Frequently asked questions about Templo Mayor
How deep are the Templo Mayor ruins?
The most ancient construction phases (Phase I) are approximately 4–5 m below current street level. The site sits in an area that has been built up, demolished, and rebuilt repeatedly since 1521. The street fill above the ruins accumulated over 450 years. Some artifacts were found at 6–7 m depth.
Were all the human remains from sacrifices?
Most of the human bones found at Templo Mayor are from sacrificed individuals — the ritual practice is well-documented. However, the site also contains non-sacrificial burials, including cremated remains of elite Aztec individuals. The scale of sacrifice at Templo Mayor was large: at the 1487 consecration of the expanded temple, Aztec sources record thousands of sacrifices over several days (the precise numbers are debated).
Is the excavation still ongoing?
Yes.

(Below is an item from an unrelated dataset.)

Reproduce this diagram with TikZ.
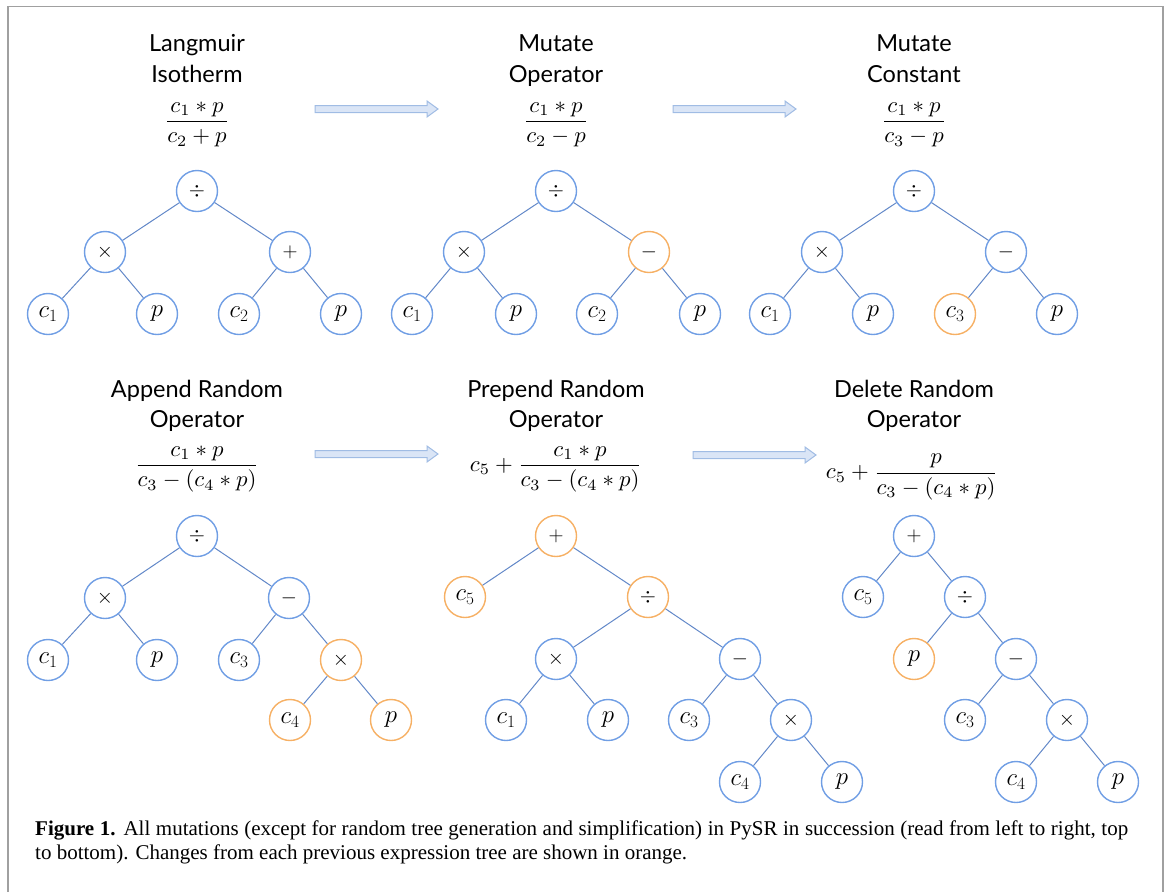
\documentclass[tikz,border=0pt]{standalone}
\usepackage{fontspec}
\newfontfamily\titlefont{Lato}
\newfontfamily\capfont{Liberation Serif}
\definecolor{nblue}{RGB}{112,158,228}
\definecolor{eblue}{RGB}{98,136,200}
\definecolor{norange}{RGB}{246,176,100}
\definecolor{afill}{RGB}{218,229,246}
\definecolor{aedge}{RGB}{160,188,228}
\definecolor{frame}{RGB}{160,160,160}
\tikzset{
  tn/.style={circle,draw=nblue,line width=1.4pt,minimum size=41pt,inner sep=0pt,font=\fontsize{24}{26}\selectfont},
  to/.style={tn,draw=norange},
  op/.style={font=\fontsize{20}{22}\selectfont},
  edge/.style={draw=eblue,line width=1pt},
  ttl/.style={anchor=base,inner sep=0pt,font=\titlefont\fontsize{23.5}{31}\selectfont},
  frm/.style={inner sep=0pt,font=\fontsize{10}{12}\selectfont},
  capt/.style={anchor=base west,inner sep=0pt,font=\capfont\fontsize{21}{24.5}\selectfont},
  arrowst/.style={fill=afill,draw=aedge,line width=1pt,line join=miter}
}
\newcommand\blockarrow[2]{%
  \draw[arrowst] (#1,{#2-3.5}) -- ({#1+112},{#2-3.5}) -- ({#1+112},{#2-8}) -- ({#1+123},#2) -- ({#1+112},{#2+8}) -- ({#1+112},{#2+3.5}) -- (#1,{#2+3.5}) -- cycle;}
\newcommand\fml[1]{\scalebox{2.28}[2.25]{$\displaystyle #1$}}
\begin{document}
\begin{tikzpicture}[x=1pt,y=-1pt]
\useasboundingbox (0,0) rectangle (1167,892);
\draw[frame,line width=1.5pt] (8,892) -- (8,6.5) -- (1163,6.5) -- (1163,892);

% titles
\node[ttl] (t1a) at (197,51) {Langmuir};
\node[ttl] (t1b) at (197,82) {Isotherm};
\node[ttl] (t2a) at (556,51) {Mutate};
\node[ttl] (t2b) at (556,82) {Operator};
\node[ttl] (t3a) at (914,51) {Mutate};
\node[ttl] (t3b) at (914,82) {Constant};
\node[ttl] (t4a) at (197,397) {Append Random};
\node[ttl] (t4b) at (197,427) {Operator};
\node[ttl] (t5a) at (556,397) {Prepend Random};
\node[ttl] (t5b) at (556,427) {Operator};
\node[ttl] (t6a) at (914,397) {Delete Random};
\node[ttl] (t6b) at (914,427) {Operator};

% formulas
\node[frm] (f1) at (197,124.5) {\fml{\frac{c_1*p}{c_2+p}}};
\node[frm] (f2) at (556,124.5) {\fml{\frac{c_1*p}{c_2-p}}};
\node[frm] (f3) at (914,124.5) {\fml{\frac{c_1*p}{c_3-p}}};
\node[frm] (f4) at (197,469) {\fml{\frac{c_1*p}{c_3-(c_4*p)}}};
\node[frm] (f5) at (556,469) {\fml{c_5+\frac{c_1*p}{c_3-(c_4*p)}}};
\node[frm] (f6) at (912,477) {\fml{c_5+\frac{p}{c_3-(c_4*p)}}};

% arrows
\blockarrow{315}{109}
\blockarrow{673}{109}
\blockarrow{315}{454}
\blockarrow{693}{455}

% tree 1
\node[tn,op] (a0) at (197,191) {$\div$};
\node[tn,op] (a1) at (105,252) {$\times$};
\node[tn,op] (a2) at (290,252) {$+$};
\node[tn] (a3) at (48,314) {$c_1$};
\node[tn] (a4) at (157,314) {$p$};
\node[tn] (a5) at (239,314) {$c_2$};
\node[tn] (a6) at (341,314) {$p$};
\draw[edge] (a0)--(a1) (a0)--(a2) (a1)--(a3) (a1)--(a4) (a2)--(a5) (a2)--(a6);

% tree 2
\node[tn,op] (b0) at (556,191) {$\div$};
\node[tn,op] (b1) at (464,252) {$\times$};
\node[to,op] (b2) at (649,252) {$-$};
\node[tn] (b3) at (412,314) {$c_1$};
\node[tn] (b4) at (516,314) {$p$};
\node[tn] (b5) at (597,314) {$c_2$};
\node[tn] (b6) at (700,314) {$p$};
\draw[edge] (b0)--(b1) (b0)--(b2) (b1)--(b3) (b1)--(b4) (b2)--(b5) (b2)--(b6);

% tree 3
\node[tn,op] (c0) at (914,191) {$\div$};
\node[tn,op] (c1) at (822,252) {$\times$};
\node[tn,op] (c2) at (1006,252) {$-$};
\node[tn] (c3) at (770,314) {$c_1$};
\node[tn] (c4) at (873,314) {$p$};
\node[to] (c5) at (955,314) {$c_3$};
\node[tn] (c6) at (1057,314) {$p$};
\draw[edge] (c0)--(c1) (c0)--(c2) (c1)--(c3) (c1)--(c4) (c2)--(c5) (c2)--(c6);

% tree 4
\node[tn,op] (d0) at (197,536) {$\div$};
\node[tn,op] (d1) at (105,598) {$\times$};
\node[tn,op] (d2) at (289,598) {$-$};
\node[tn] (d3) at (48,660) {$c_1$};
\node[tn] (d4) at (157,660) {$p$};
\node[tn] (d5) at (239,660) {$c_3$};
\node[to,op] (d6) at (341,660) {$\times$};
\node[to] (d7) at (290,720) {$c_4$};
\node[to] (d8) at (391,720) {$p$};
\draw[edge] (d0)--(d1) (d0)--(d2) (d1)--(d3) (d1)--(d4) (d2)--(d5) (d2)--(d6) (d6)--(d7) (d6)--(d8);

% tree 5
\node[to,op] (e0) at (556,536) {$+$};
\node[to] (e1) at (465,597) {$c_5$};
\node[to,op] (e2) at (648,597) {$\div$};
\node[tn,op] (e3) at (556,659) {$\times$};
\node[tn,op] (e4) at (740,659) {$-$};
\node[tn] (e5) at (506,720) {$c_1$};
\node[tn] (e6) at (608,720) {$p$};
\node[tn] (e7) at (689,720) {$c_3$};
\node[tn,op] (e8) at (791,720) {$\times$};
\node[tn] (e9) at (740,782) {$c_4$};
\node[tn] (e10) at (842,782) {$p$};
\draw[edge] (e0)--(e1) (e0)--(e2) (e2)--(e3) (e2)--(e4) (e3)--(e5) (e3)--(e6) (e4)--(e7) (e4)--(e8) (e8)--(e9) (e8)--(e10);

% tree 6
\node[tn,op] (g0) at (914,536) {$+$};
\node[tn] (g1) at (863,597) {$c_5$};
\node[tn,op] (g2) at (965,597) {$\div$};
\node[to] (g3) at (914,659) {$p$};
\node[tn,op] (g4) at (1016,659) {$-$};
\node[tn] (g5) at (965,720) {$c_3$};
\node[tn,op] (g6) at (1067,720) {$\times$};
\node[tn] (g7) at (1016,782) {$c_4$};
\node[tn] (g8) at (1118,782) {$p$};
\draw[edge] (g0)--(g1) (g0)--(g2) (g2)--(g3) (g2)--(g4) (g4)--(g5) (g4)--(g6) (g6)--(g7) (g6)--(g8);

% caption
\node[capt] (cap1) at (35,835) {\makebox[1093pt][s]{\textbf{Figure 1.} All mutations (except for random tree generation and simplification) in PySR in succession (read from left to right, top}};
\node[capt] (cap2) at (35,859) {to bottom). Changes from each previous expression tree are shown in orange.};
\end{tikzpicture}
\end{document}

Excavations continue under and around the main site; the blocks to the north and east of the current museum have been partially excavated and further work is planned. A major discovery of the Tlaltecuhtli Stone in 2006 shows that significant finds remain possible. Archaeological work is the ongoing occupation of the site, not a historical event.
Can children visit Templo Mayor?
Yes. The outdoor ruins are engaging for curious children, and the museum is manageable. Some sacrificial imagery (knives, skull racks) may require contextual explanation for younger children. The Mexico City with kids guide addresses heritage site visits with children.